Each new deferral, regardless of length or any prior deferral, cannot be granted less than six months after the date a deferral was last granted. This means, for example, a deferral could be granted three months after the end of a three-month deferral, but could not be granted less than four months from the end of two-month deferral. Over 90% of deferrals granted are for two months. Three-month deferrals require a higher level of approval because they typically occur at a higher level of delinquency and therefore are less likely to perform. The Company uses a proprietary model that considers the consumer’s credit profile, payment history, and capacity to perform under the extended payment terms, and generally only grants deferrals when the action is expected to be accretive in the long term. In all cases, the maximum number of lifetime months extended for all automobile retail installment contracts is eight; some marine and recreational vehicle contracts have a maximum of twelve months extended to reflect their longer terms.

We will revise future filings to clarify the above points.

Notes to Consolidated Financial Statements, page 75

Note 4 – Loan and Lease Allowance and Credit Quality, page 85

 

  4. In light of the significant volume of transactions accounted for as TDRs, please revise future filings to provide a rollforward of the balance during the period, with specific quantification of new TDRs, paydowns, charge-offs, and sales.

The Company acknowledges the Staff’s comment and will include such a rollforward in future filings.


Ms. Stephanie Ciboroski

August 21, 2015

Page 5 of 6

 

  5. We note your disclosure on page 90 that a TDR is considered to have subsequently defaulted upon charge-off, which for retail installment contracts is at the earlier of the date of repossession or 120 days past due. However, in light of the fact that the vast majority of your TDRs appear to be due to deferrals, tell us how this policy captures the fact that you may grant a 90 day deferral which is considered a TDR, but then a subsequent deferral is needed.
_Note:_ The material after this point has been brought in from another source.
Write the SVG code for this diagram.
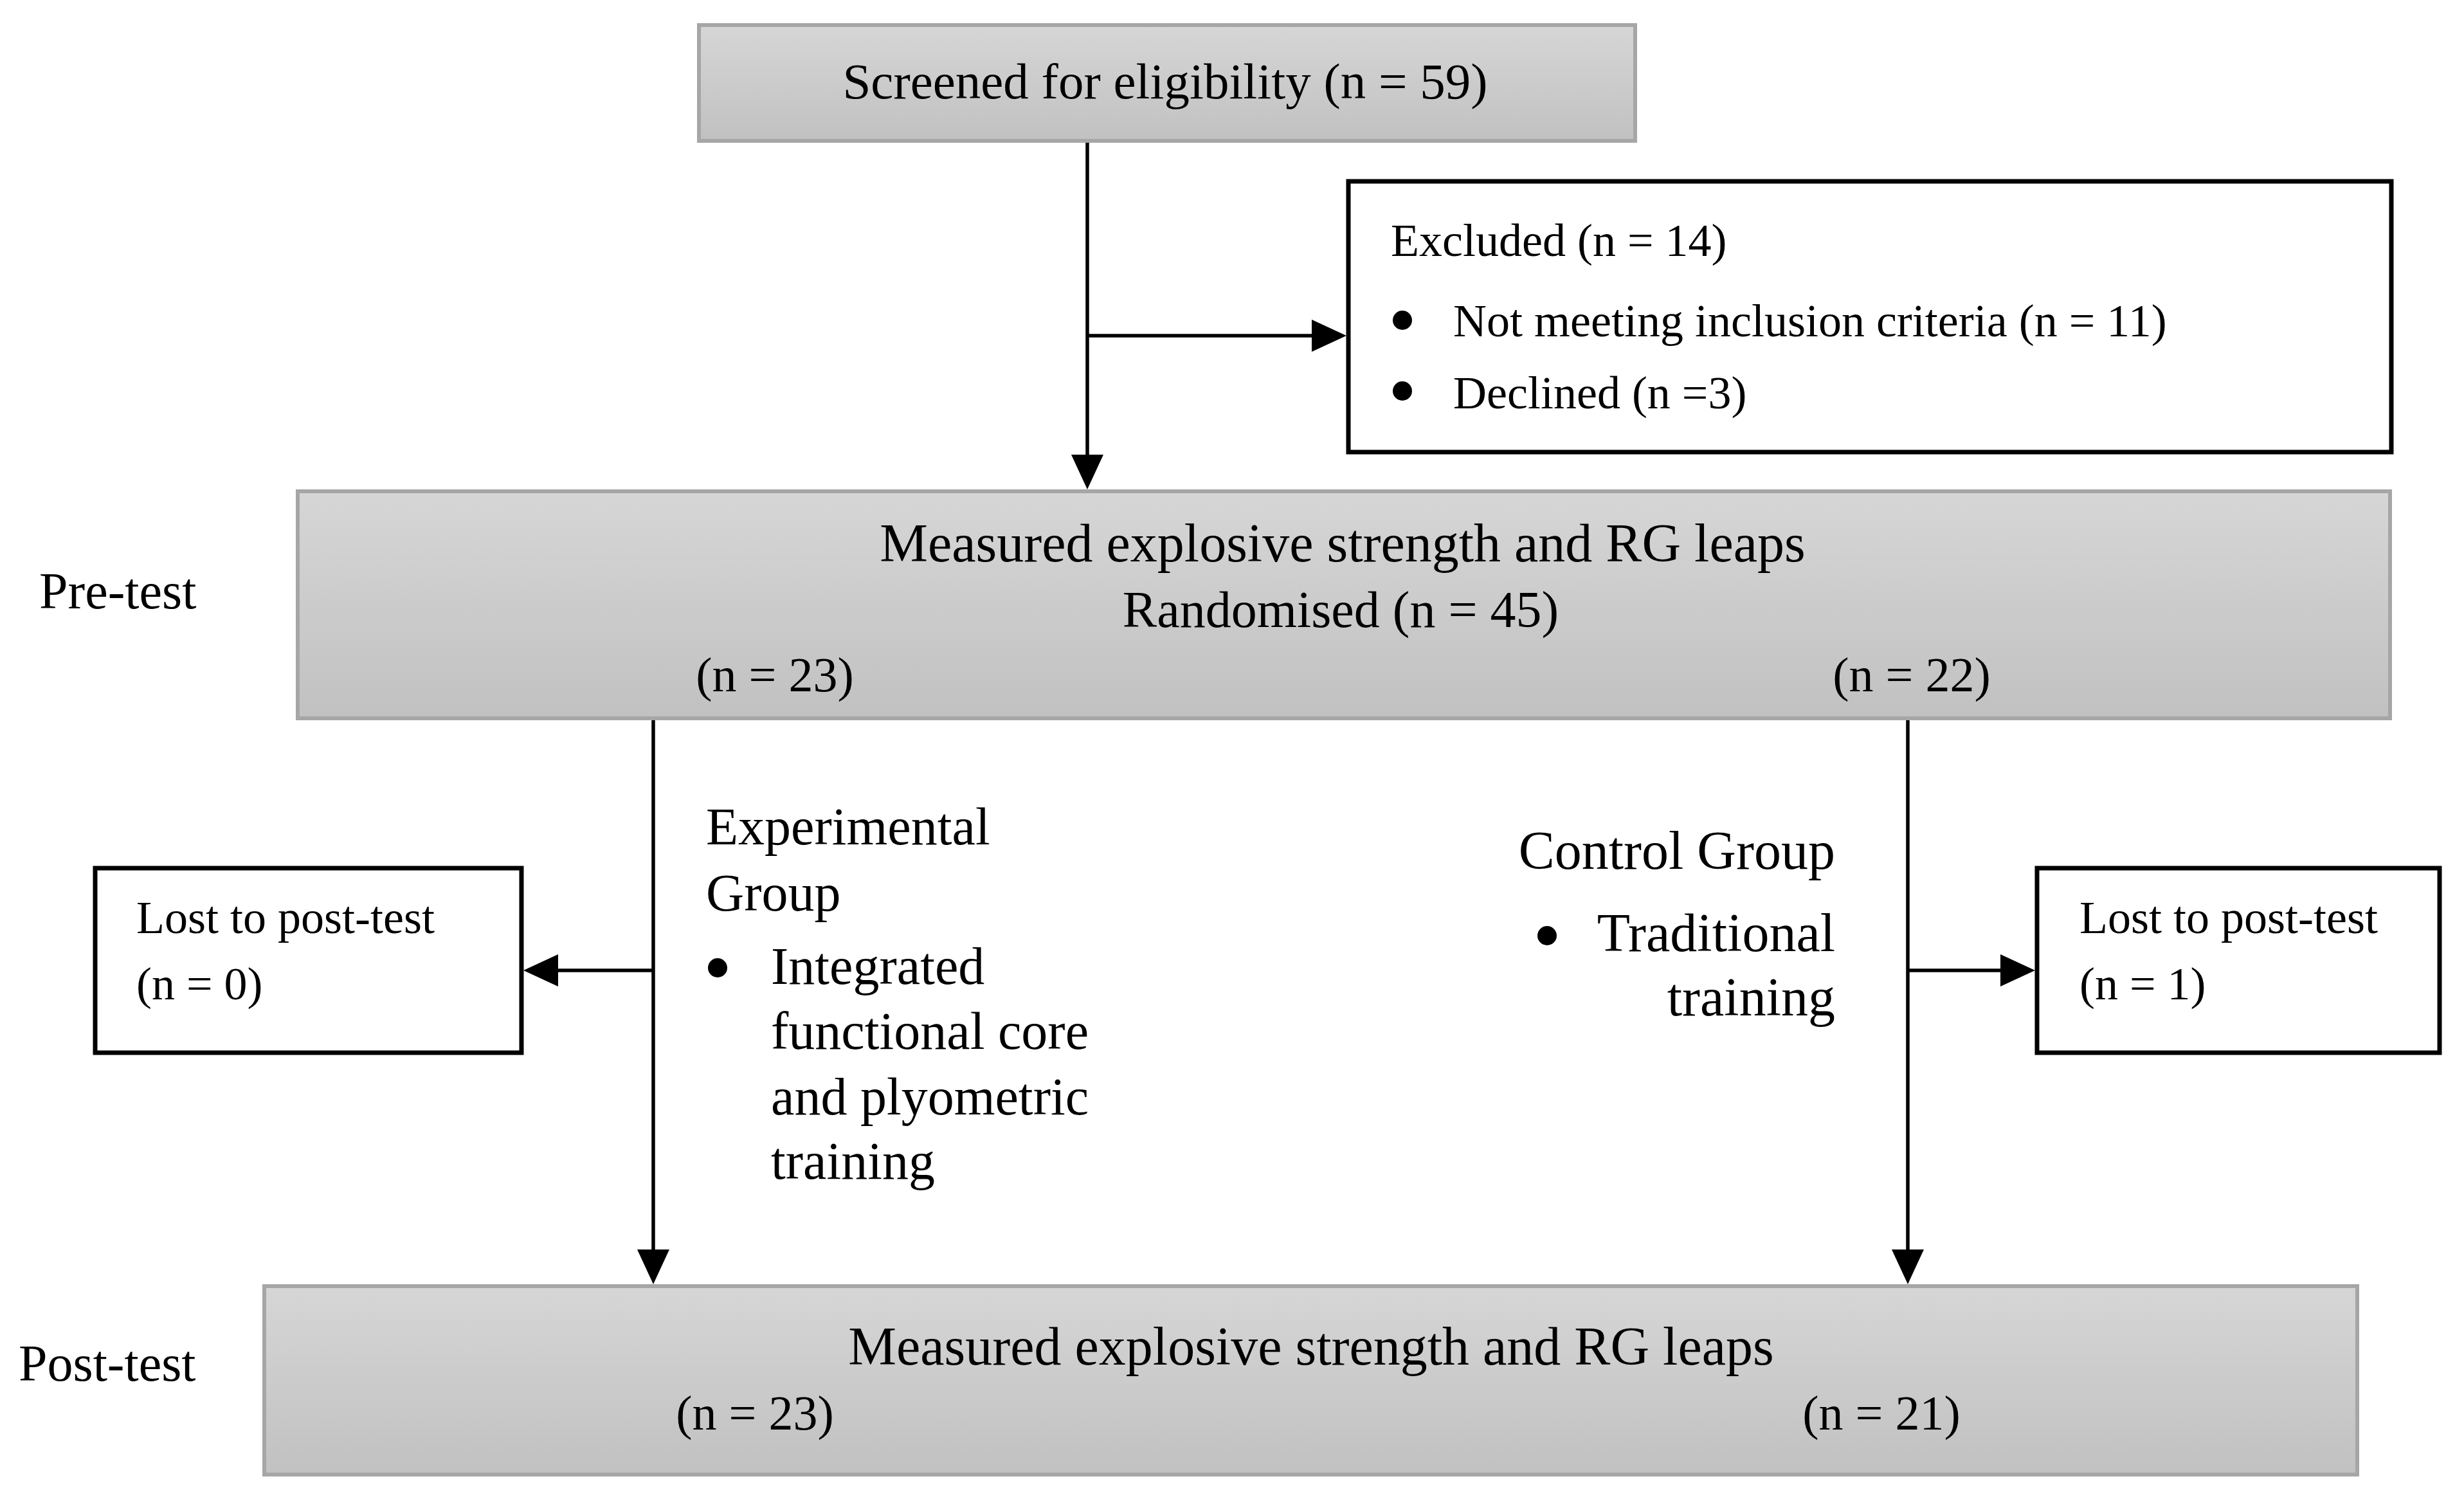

Once granted, a deferral returns a loan to current status; as such, the 120-day charge-off period starts over upon the issuance of a deferral. Our policies and guidelines limit the number and frequency of deferrals that may be granted to one every six months and a maximum of eight months extended during the life of a loan. As such, a loan that receives a deferral cannot receive another deferral until six months have elapsed. The Company notes that deferrals are granted on a case-by-case basis. As noted in our response to Comment 3 above, the Company uses a proprietary model that considers the consumer’s credit profile, payment history, and capacity to perform under the extended payment terms, and generally only grants deferrals when the action is expected to be accretive in the long term. As disclosed on page 52, “[w]e evaluate the results of our deferral strategies based upon the amount of cash installments that are collected on accounts after they have been deferred versus the extent to which the collateral underlying the deferred accounts has depreciated over the same period of time. Based on this evaluation, we believe that payment deferrals granted according to our policies and guidelines are an effective portfolio management technique and result in higher ultimate cash collections from the portfolio.”

*                    *                     *

The Company acknowledges that:

 

    the Company is responsible for the adequacy and accuracy of the disclosure in the Form 10-K;

 

    the Staff’s comments or changes to disclosure in response to the Staff’s comments do not foreclose the Commission from taking any action with respect to the Form 10-K; and

 

    the Company may not assert the Staff’s comments as a defense in any proceeding initiated by the Commission or any person under the federal securities laws of the United States.


Ms. Stephanie Ciboroski

August 21, 2015

Page 6 of 6

 

The Company trusts that the foregoing has been responsive to the Staff’s comments. If you have any questions related to this letter, please contact the undersigned at (214) 237-3765 or by email at jmdavis@santanderconsumerusa.com.

 

Sincerely,

/s/ Jennifer Davis

Name:   Jennifer Davis
Interim Chief Financial Officer
Santander Consumer USA Holdings Inc.

 

cc: Jason A. Kulas

Chief Executive Officer

Santander Consumer USA Holdings Inc.